*Stated task*: From the entries below, copy every line where the string "this" appears.

START Provided information

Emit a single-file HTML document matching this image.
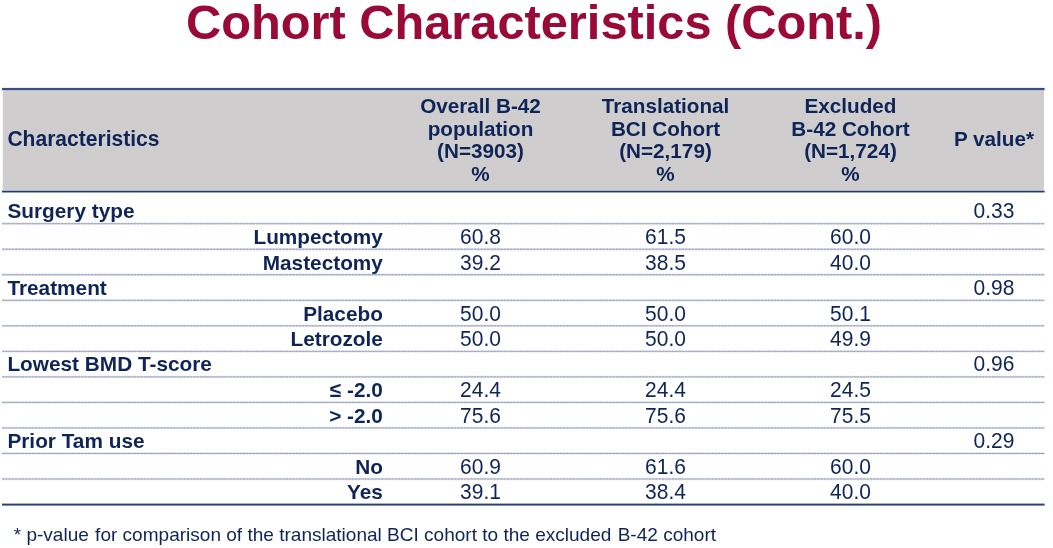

END Provided information
START Provided information

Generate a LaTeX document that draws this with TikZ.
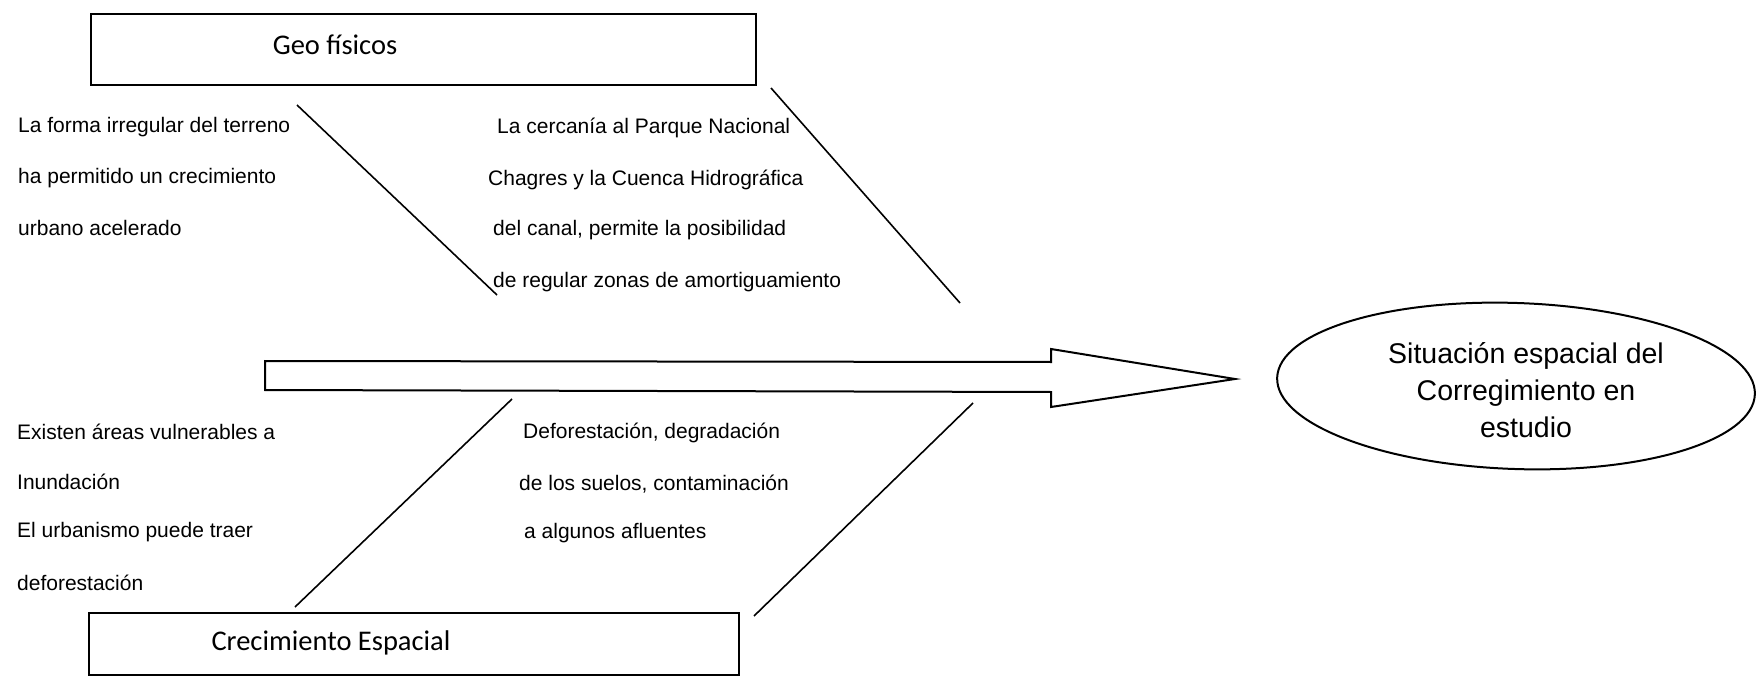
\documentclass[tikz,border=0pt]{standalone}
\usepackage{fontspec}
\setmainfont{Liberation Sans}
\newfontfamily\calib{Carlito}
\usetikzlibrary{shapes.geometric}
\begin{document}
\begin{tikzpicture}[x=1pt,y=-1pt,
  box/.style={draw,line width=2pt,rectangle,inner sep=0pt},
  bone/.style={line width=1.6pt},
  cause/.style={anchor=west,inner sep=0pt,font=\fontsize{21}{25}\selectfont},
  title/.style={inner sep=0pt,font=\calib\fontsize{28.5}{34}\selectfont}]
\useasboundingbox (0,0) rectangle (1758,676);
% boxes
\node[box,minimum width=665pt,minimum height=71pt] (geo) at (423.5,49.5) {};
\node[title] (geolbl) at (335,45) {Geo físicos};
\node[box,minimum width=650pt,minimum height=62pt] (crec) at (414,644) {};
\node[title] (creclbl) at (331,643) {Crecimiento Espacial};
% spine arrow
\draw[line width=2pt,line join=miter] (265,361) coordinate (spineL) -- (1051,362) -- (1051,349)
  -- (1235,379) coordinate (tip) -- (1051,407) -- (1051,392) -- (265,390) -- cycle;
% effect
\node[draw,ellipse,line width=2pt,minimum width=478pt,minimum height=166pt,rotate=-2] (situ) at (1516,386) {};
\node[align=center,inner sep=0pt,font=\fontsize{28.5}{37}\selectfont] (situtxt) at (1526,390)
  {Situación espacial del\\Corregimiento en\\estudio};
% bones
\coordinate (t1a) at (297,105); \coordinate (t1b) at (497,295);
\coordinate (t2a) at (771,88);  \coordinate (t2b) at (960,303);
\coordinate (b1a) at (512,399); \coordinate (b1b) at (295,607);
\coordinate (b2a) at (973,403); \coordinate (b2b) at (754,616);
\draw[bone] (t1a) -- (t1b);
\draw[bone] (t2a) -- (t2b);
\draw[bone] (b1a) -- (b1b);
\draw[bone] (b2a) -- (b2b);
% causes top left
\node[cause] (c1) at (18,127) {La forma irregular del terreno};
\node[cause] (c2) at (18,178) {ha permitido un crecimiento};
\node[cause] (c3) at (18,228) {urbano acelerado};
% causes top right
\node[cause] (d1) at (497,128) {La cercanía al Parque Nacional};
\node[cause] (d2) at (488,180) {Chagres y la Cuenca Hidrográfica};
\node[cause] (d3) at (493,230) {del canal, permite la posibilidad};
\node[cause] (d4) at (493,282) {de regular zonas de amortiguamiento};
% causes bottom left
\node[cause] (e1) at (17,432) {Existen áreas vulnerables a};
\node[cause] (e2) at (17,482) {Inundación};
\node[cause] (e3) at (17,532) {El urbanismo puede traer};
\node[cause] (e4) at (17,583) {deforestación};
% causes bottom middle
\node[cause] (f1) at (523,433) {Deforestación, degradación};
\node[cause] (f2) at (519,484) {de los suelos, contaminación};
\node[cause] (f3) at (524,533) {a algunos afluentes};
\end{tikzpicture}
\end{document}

END Provided information

*Task solution*:
Emit a single-file HTML document matching this image.
Generate a LaTeX document that draws this with TikZ.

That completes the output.